If you are injured due to someone else’s negligence, you have the legal right to be compensated for your financial losses, medical expenses, lost earnings, pain and suffering. Of course, financial compensation can and should be a significant consideration. However, the primary consideration after an injury should be your recovery. Always.
That begins at the beginning – when you are first examined by a medical professional in the Emergency Room. Typically, ER physicians are quite thorough in their examinations, particularly when it comes to potential brain injuries. However, when an ER doctor discharges you, she will give you specific “discharge instructions,” which may include R.I.C.E (rest, ice, compression, elevation); return to the hospital, if necessary; and/or follow up with your own physician. (You should always follow up with your own physician.)
Should you require treatment for your injuries, you must take it seriously – you must follow your doctor’s instructions to the letter. That means, if your doctor prescribes diagnostic tests such as x-rays, MRI’s, CT scans, EMG’s, you must comply. The results of these tests will help your doctor detect specific injuries you’ve suffered, and determine a course of treatment. There are many instances where injured patients are left with conditions that are not detectable by examination only. Ignoring medical advice could be perilous.

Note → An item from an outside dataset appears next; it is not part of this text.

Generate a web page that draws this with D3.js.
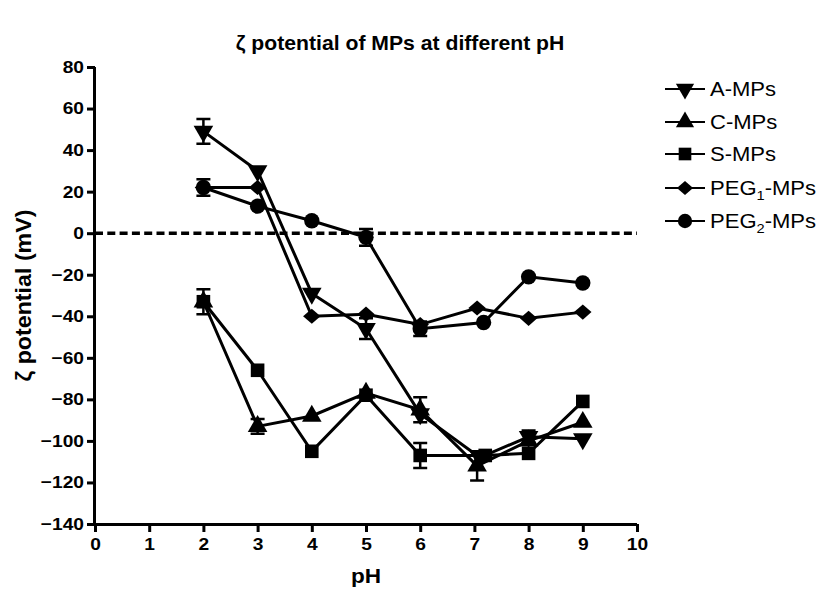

Often, even if your injuries are not life threatening, they could be life altering. Soft tissue injuries such as herniated discs, for example, may worsen over time if not addressed in a timely manner. That sometimes means that your treatment regimen will include trigger point injections, epidural steroid injections, or even more invasive treatment such as surgery.
Following your doctor’s advice will most certainly help you to recover. It also has the added benefit of helping your personal injury case. Conversely, failing to follow your doctor’s advice will have a negative impact on your personal injury case.
Your entire treatment record, every single thing your doctors advise you to do and how they have treated you, will be evidence for your attorney. It also will be read and used by the opposing attorney. That means if you have not followed your doctor’s instructions; if you have not gone for that MRI, the opposing attorney could use that as evidence that you are not that badly injured.
The entire system including judges, juries and insurance companies already are skeptical of personal injury claims. When you do not follow a treatment regimen, they may assume that you must have fully recovered. The law in New York has been developed to the illogical extreme that if you stop your medical care, the defense can argue that you do not have a permanent condition.
Failing to follow medical advice can also allow opposing attorney to argue, at trial (supported by an instruction on the law by the judge) that you failed to mitigate your damages, meaning that you did not take whatever reasonable medical steps were available to you to improve your condition.
For the sake of your health, and for the sake of recovering financial compensation that you well may need, listen to your doctor. Follow your doctor’s advice.